(Material provided):
------
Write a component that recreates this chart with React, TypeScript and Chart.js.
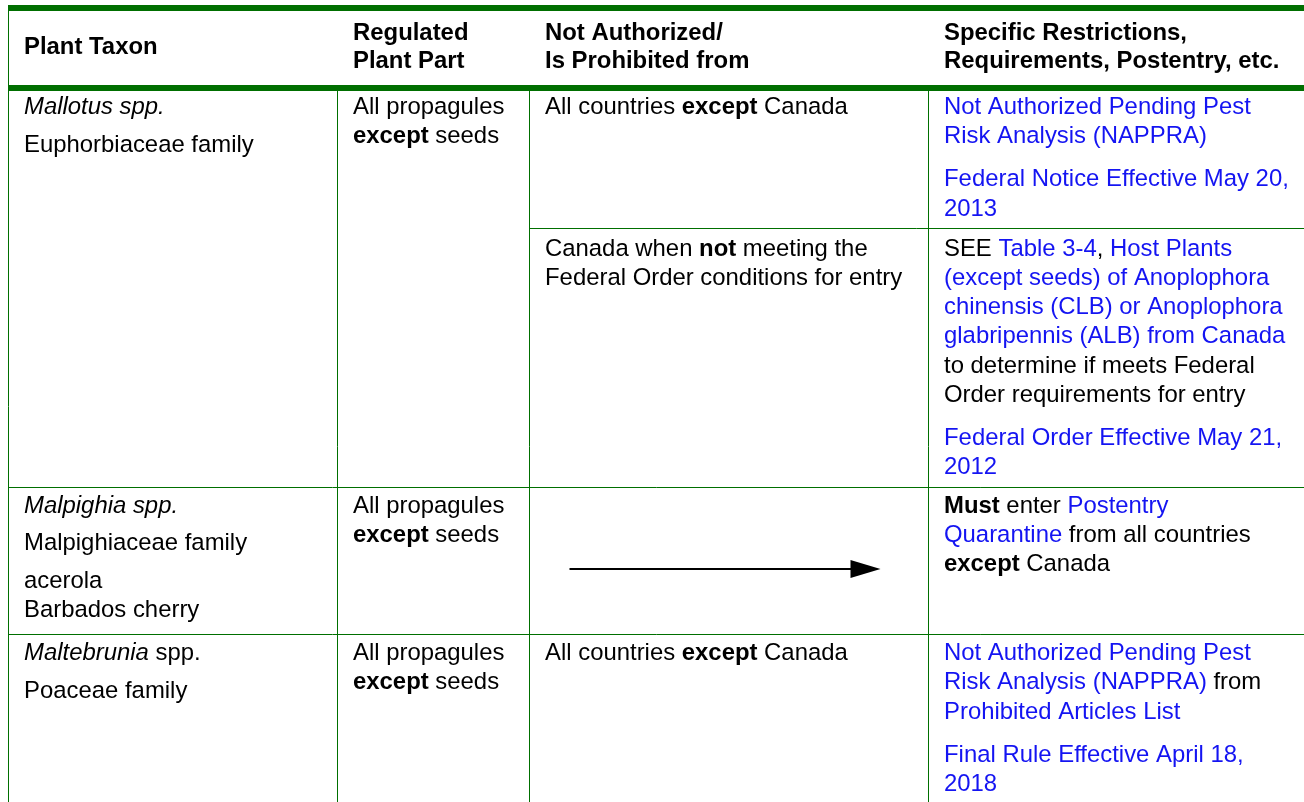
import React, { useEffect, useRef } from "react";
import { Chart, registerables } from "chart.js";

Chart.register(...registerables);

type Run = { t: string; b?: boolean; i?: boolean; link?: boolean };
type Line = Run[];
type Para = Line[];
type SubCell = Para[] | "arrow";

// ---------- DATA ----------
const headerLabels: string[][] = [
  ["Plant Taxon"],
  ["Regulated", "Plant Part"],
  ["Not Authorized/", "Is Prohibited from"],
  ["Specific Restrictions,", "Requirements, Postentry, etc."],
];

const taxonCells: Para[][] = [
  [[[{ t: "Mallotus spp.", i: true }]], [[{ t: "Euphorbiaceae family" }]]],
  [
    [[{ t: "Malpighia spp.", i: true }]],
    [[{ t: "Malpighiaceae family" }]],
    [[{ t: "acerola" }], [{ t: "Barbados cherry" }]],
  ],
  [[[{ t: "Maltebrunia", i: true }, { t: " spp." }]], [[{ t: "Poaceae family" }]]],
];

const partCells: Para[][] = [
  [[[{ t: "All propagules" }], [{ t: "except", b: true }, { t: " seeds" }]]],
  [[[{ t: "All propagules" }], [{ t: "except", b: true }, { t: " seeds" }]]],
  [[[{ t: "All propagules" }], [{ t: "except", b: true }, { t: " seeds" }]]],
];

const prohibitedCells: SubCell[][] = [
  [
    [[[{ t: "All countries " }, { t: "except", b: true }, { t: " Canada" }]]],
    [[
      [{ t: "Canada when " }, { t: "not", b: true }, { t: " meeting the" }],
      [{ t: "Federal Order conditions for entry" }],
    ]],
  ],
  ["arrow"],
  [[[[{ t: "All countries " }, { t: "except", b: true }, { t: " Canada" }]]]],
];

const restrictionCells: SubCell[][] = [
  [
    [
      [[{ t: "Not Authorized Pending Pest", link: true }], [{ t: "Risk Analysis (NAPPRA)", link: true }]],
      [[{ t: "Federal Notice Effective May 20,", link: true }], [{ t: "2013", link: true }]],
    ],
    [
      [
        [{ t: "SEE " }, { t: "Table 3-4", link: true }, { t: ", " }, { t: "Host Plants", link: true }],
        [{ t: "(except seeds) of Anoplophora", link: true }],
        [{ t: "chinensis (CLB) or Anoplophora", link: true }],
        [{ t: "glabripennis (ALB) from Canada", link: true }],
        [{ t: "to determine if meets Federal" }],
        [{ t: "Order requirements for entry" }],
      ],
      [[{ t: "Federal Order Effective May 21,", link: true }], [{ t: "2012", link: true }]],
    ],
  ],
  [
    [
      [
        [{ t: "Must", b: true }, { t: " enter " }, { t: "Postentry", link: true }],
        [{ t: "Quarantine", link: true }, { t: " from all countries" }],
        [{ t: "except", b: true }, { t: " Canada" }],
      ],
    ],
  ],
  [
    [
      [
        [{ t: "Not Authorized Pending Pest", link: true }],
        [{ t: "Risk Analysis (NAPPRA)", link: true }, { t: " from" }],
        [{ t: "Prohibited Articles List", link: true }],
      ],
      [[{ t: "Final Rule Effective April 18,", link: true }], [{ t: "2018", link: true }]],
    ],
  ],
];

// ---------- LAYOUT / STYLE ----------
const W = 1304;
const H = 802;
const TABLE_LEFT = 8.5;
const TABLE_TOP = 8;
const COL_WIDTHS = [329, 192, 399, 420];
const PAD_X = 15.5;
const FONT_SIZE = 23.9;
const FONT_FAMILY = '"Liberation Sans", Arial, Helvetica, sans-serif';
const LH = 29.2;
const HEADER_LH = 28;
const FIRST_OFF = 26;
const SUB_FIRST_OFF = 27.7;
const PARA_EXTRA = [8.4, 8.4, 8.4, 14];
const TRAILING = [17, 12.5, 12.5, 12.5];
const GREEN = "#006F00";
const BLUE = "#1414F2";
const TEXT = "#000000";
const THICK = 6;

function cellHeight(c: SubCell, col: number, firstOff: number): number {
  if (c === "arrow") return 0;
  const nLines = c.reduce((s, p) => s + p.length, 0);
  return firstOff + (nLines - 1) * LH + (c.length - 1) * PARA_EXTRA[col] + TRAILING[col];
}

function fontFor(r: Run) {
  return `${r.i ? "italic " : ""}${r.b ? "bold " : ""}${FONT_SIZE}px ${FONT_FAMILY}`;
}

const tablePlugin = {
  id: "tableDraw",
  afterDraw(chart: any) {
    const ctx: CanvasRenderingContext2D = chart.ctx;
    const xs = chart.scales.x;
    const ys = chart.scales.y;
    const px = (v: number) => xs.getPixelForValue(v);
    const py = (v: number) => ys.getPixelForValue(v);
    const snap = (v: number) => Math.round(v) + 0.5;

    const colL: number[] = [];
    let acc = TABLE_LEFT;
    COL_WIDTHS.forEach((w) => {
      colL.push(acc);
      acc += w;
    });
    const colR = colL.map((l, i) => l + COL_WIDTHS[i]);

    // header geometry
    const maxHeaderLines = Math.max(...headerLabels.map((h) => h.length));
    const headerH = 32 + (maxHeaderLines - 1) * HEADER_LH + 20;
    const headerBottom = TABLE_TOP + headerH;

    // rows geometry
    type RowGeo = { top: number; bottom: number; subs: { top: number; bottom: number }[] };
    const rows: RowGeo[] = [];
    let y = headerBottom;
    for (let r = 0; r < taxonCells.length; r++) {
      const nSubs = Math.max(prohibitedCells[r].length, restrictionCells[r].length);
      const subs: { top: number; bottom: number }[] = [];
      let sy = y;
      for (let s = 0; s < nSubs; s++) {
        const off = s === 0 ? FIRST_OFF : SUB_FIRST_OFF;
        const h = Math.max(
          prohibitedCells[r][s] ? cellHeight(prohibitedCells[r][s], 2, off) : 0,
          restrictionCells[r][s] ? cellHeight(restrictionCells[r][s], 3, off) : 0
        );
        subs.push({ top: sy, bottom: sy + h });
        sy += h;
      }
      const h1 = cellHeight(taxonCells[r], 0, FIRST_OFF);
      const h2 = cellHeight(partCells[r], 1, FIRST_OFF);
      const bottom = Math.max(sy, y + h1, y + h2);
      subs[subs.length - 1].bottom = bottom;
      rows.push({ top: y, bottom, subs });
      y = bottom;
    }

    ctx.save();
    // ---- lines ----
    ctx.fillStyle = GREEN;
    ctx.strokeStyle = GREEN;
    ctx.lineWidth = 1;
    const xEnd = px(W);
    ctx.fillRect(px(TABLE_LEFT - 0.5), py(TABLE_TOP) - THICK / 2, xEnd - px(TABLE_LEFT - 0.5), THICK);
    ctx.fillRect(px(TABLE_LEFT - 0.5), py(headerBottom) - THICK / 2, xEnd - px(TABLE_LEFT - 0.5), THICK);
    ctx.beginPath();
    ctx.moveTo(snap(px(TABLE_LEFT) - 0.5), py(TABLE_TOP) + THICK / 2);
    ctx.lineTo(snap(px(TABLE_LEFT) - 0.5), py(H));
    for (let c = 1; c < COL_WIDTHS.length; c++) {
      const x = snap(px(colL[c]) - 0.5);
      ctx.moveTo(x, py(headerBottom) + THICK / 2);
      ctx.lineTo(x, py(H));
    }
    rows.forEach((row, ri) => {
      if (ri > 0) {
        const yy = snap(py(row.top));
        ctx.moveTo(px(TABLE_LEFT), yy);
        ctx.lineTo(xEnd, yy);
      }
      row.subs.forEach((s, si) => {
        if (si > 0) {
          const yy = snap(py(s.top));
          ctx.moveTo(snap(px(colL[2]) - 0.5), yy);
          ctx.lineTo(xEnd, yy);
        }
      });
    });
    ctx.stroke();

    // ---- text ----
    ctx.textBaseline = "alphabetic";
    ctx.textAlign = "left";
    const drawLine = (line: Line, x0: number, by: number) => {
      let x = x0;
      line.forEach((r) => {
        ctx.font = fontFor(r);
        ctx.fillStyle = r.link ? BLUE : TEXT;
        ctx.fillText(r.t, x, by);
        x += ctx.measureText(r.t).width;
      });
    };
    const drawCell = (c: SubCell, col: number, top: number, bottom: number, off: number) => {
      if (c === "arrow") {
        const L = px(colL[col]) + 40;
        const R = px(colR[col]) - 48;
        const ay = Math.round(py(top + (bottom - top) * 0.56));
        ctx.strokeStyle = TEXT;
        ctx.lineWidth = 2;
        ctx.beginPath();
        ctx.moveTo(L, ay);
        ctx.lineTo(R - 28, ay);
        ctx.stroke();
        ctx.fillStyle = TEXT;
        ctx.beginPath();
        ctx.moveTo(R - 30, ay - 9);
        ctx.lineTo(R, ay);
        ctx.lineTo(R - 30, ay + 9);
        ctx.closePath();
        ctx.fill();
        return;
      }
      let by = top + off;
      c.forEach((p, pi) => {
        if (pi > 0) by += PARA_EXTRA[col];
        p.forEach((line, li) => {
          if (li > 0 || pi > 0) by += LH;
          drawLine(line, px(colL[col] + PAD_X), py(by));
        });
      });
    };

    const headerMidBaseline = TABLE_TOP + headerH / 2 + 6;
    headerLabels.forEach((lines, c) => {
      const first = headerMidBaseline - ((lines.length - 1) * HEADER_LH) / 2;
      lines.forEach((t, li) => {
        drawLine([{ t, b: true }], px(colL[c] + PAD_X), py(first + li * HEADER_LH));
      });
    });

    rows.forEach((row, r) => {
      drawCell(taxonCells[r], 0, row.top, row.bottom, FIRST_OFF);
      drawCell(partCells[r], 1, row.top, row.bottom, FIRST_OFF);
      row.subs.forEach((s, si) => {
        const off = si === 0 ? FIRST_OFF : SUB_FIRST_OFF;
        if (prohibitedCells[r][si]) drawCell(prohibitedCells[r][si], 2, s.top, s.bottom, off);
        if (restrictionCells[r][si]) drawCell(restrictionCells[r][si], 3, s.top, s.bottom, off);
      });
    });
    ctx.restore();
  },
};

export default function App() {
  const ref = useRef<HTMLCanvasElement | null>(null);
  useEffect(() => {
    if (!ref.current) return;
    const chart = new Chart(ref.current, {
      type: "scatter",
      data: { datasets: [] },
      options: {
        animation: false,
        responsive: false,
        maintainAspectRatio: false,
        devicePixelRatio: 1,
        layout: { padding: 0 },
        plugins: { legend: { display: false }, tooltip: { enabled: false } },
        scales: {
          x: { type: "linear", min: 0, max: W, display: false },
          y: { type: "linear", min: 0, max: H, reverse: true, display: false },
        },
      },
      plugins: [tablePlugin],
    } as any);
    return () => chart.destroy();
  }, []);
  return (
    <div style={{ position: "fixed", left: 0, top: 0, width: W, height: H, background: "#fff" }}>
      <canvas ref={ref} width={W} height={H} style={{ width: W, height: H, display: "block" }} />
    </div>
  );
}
------
(Set exercise): Your task is to return the lines above, from the first one up to and including the line containing "Chart.register(...registerables);", minus any pictures.

(Response for this exercise):
Write a component that recreates this chart with React, TypeScript and Chart.js.
import React, { useEffect, useRef } from "react";
import { Chart, registerables } from "chart.js";

Chart.register(...registerables);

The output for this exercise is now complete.